Optimal design of a four-sensor probe system to measure the flow properties of the dispersed phase in bubbly air–water multiphase flows

Abstract

This paper presents a systematic investigation on the design and development of a four-sensor probe system to be used for air–water multiphase flow measurements. A mathematical model is presented which can be used to determine the optimum axial separation of the front sensor with respect to three rear sensors within a four sensor probe system. This system can be used to measure flow properties of the dispersed phase in bubbly air–water flows accurately. Paper also presents a sensitivity analysis to determine the minimum sampling frequency requirements in the data collection process, so that associated errors in various output parameters can be minimized, for the given values of sensors co-ordinates.
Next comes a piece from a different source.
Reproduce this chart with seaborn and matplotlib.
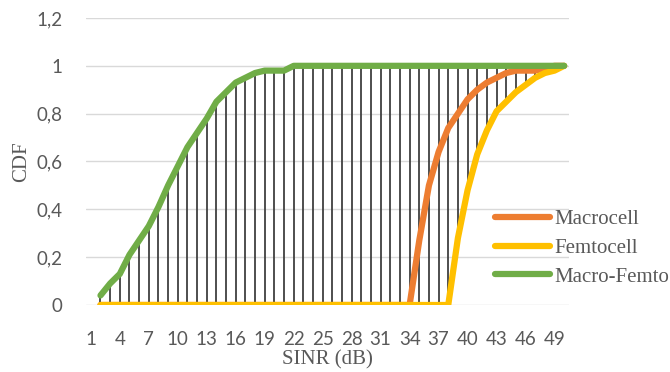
import numpy as np
import pandas as pd
import matplotlib
matplotlib.use("Agg")
import matplotlib.pyplot as plt
import seaborn as sns

# SINR categories (axis shows 1..50, data starts at the 2nd category)
sinr_labels = list(range(1, 51))
sinr_data = list(range(2, 51))

# CDF values
macrocell = [0.0] * 33 + [0.27, 0.50, 0.64, 0.74, 0.80, 0.86, 0.90, 0.93,
                          0.95, 0.97, 0.98, 0.98, 0.98, 0.99, 1.0, 1.0]
femtocell = [0.0] * 37 + [0.28, 0.48, 0.63, 0.73, 0.81, 0.85, 0.89, 0.92,
                          0.95, 0.97, 0.98, 1.0]
macro_femto = [0.04, 0.09, 0.13, 0.21, 0.27, 0.33, 0.41, 0.50, 0.58, 0.66,
               0.72, 0.78, 0.85, 0.89, 0.93, 0.95, 0.97, 0.98, 0.98, 0.98] + [1.0] * 29

series_names = ["Macrocell", "Femtocell", "Macro-Femto"]
series_colors = ["#ED7D31", "#FFC000", "#70AD47"]

df = pd.DataFrame({
    "SINR": sinr_data * 3,
    "CDF": macrocell + femtocell + macro_femto,
    "Scheme": ["Macrocell"] * 49 + ["Femtocell"] * 49 + ["Macro-Femto"] * 49,
})

sns.set_style("white")
plt.rcParams["font.family"] = ["Lato", "DejaVu Sans"]

fig = plt.figure(figsize=(6.7, 3.72), dpi=100)
ax = fig.add_axes([86 / 670, 1 - 305 / 372, (569 - 86) / 670, (305 - 18) / 372])

# high-low lines between the series
wide = np.array([macrocell, femtocell, macro_femto])
ax.vlines(sinr_data, wide.min(axis=0), wide.max(axis=0),
          color="#404040", linewidth=1.3, zorder=2)

sns.lineplot(
    data=df,
    x="SINR",
    y="CDF",
    hue="Scheme",
    hue_order=series_names,
    palette=series_colors,
    linewidth=4.5,
    solid_capstyle="round",
    ax=ax,
    zorder=3,
)

ax.set_xlim(0.5, 50.5)
ax.set_ylim(0, 1.2)
ax.set_yticks(np.arange(0, 1.21, 0.2))
ax.set_yticklabels([f"{v:.1f}".replace(".", ",").replace(",0", "") for v in np.arange(0, 1.21, 0.2)])
ax.set_xticks(sinr_labels[::3])
ax.set_xticklabels([str(v) for v in sinr_labels[::3]])

ax.grid(axis="y", color="#D9D9D9", linewidth=1.0, zorder=0)
ax.set_axisbelow(True)
for s in ax.spines.values():
    s.set_visible(False)

ax.tick_params(axis="both", length=0, labelsize=13.5, labelcolor="#595959")
ax.tick_params(axis="x", pad=19)
ax.tick_params(axis="y", pad=17)

ax.set_xlabel("SINR (dB)", family="Liberation Serif", fontsize=15, color="#595959", labelpad=1)
ax.set_ylabel("CDF", family="Liberation Serif", fontsize=15, color="#595959", labelpad=4)

# Legend
handles, labels = ax.get_legend_handles_labels()
ax.legend(
    handles, labels,
    loc="center left",
    bbox_to_anchor=(495 / 670, 1 - 248 / 372),
    bbox_transform=fig.transFigure,
    frameon=False,
    borderpad=0,
    borderaxespad=0,
    handlelength=2.64,
    handletextpad=0.2,
    labelspacing=0.45,
    prop={"family": "Liberation Serif", "size": 15},
    labelcolor="#595959",
)

plt.savefig("out.png", dpi=100)
plt.close()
A particularly novel feature of this paper is development of a unique digital signal processing scheme to enable the accurate computation of different flow characteristics.This paper also presents validation of four-sensor probe measurements from a flow visualization and measurement system which relies on using two high speed cameras mounted orthogonally. The results obtained from validation experiments show very high degree of similarity in measured flow variables from the two systems. This indicates that the four-sensor probe system developed in this study can be used with confidence to measure parameters of a dispersed multiphase flow. The flow characteristics obtained from the four-sensor probe system when used in a multiphase flow system are also presented. The results indicate a unique flow pattern corresponding to bubbles of different sizes in air–water flows.